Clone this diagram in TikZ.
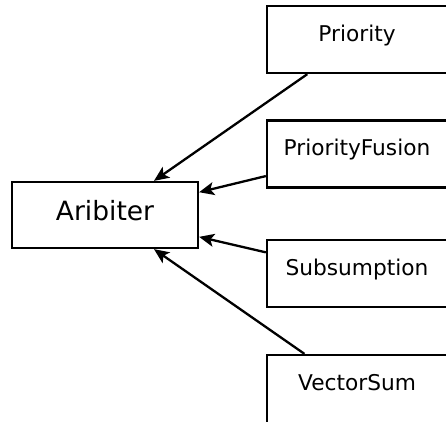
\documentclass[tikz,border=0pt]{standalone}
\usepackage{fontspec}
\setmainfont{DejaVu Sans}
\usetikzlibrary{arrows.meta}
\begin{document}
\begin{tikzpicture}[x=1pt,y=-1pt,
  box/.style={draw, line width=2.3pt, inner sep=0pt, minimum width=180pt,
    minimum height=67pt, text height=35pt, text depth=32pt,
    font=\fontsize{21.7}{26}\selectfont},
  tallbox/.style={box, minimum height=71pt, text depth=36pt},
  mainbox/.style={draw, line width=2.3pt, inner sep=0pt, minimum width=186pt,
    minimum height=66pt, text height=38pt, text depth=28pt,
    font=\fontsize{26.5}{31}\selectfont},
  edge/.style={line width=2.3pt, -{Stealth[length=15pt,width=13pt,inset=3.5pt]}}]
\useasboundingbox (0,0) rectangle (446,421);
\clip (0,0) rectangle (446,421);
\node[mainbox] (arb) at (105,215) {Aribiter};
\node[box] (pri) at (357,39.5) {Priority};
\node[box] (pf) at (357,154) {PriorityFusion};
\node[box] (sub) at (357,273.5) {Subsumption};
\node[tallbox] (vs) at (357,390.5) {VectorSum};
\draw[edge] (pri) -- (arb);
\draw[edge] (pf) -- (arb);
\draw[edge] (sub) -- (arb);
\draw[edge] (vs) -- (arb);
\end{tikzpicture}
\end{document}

□ □ □

Exercise objective – Write out each line of the data exactly; the images should be left out.

Task response –
Clone this diagram in TikZ.
\documentclass[tikz,border=0pt]{standalone}
\usepackage{fontspec}
\setmainfont{DejaVu Sans}
\usetikzlibrary{arrows.meta}
\begin{document}
\begin{tikzpicture}[x=1pt,y=-1pt,
  box/.style={draw, line width=2.3pt, inner sep=0pt, minimum width=180pt,
    minimum height=67pt, text height=35pt, text depth=32pt,
    font=\fontsize{21.7}{26}\selectfont},
  tallbox/.style={box, minimum height=71pt, text depth=36pt},
  mainbox/.style={draw, line width=2.3pt, inner sep=0pt, minimum width=186pt,
    minimum height=66pt, text height=38pt, text depth=28pt,
    font=\fontsize{26.5}{31}\selectfont},
  edge/.style={line width=2.3pt, -{Stealth[length=15pt,width=13pt,inset=3.5pt]}}]
\useasboundingbox (0,0) rectangle (446,421);
\clip (0,0) rectangle (446,421);
\node[mainbox] (arb) at (105,215) {Aribiter};
\node[box] (pri) at (357,39.5) {Priority};
\node[box] (pf) at (357,154) {PriorityFusion};
\node[box] (sub) at (357,273.5) {Subsumption};
\node[tallbox] (vs) at (357,390.5) {VectorSum};
\draw[edge] (pri) -- (arb);
\draw[edge] (pf) -- (arb);
\draw[edge] (sub) -- (arb);
\draw[edge] (vs) -- (arb);
\end{tikzpicture}
\end{document}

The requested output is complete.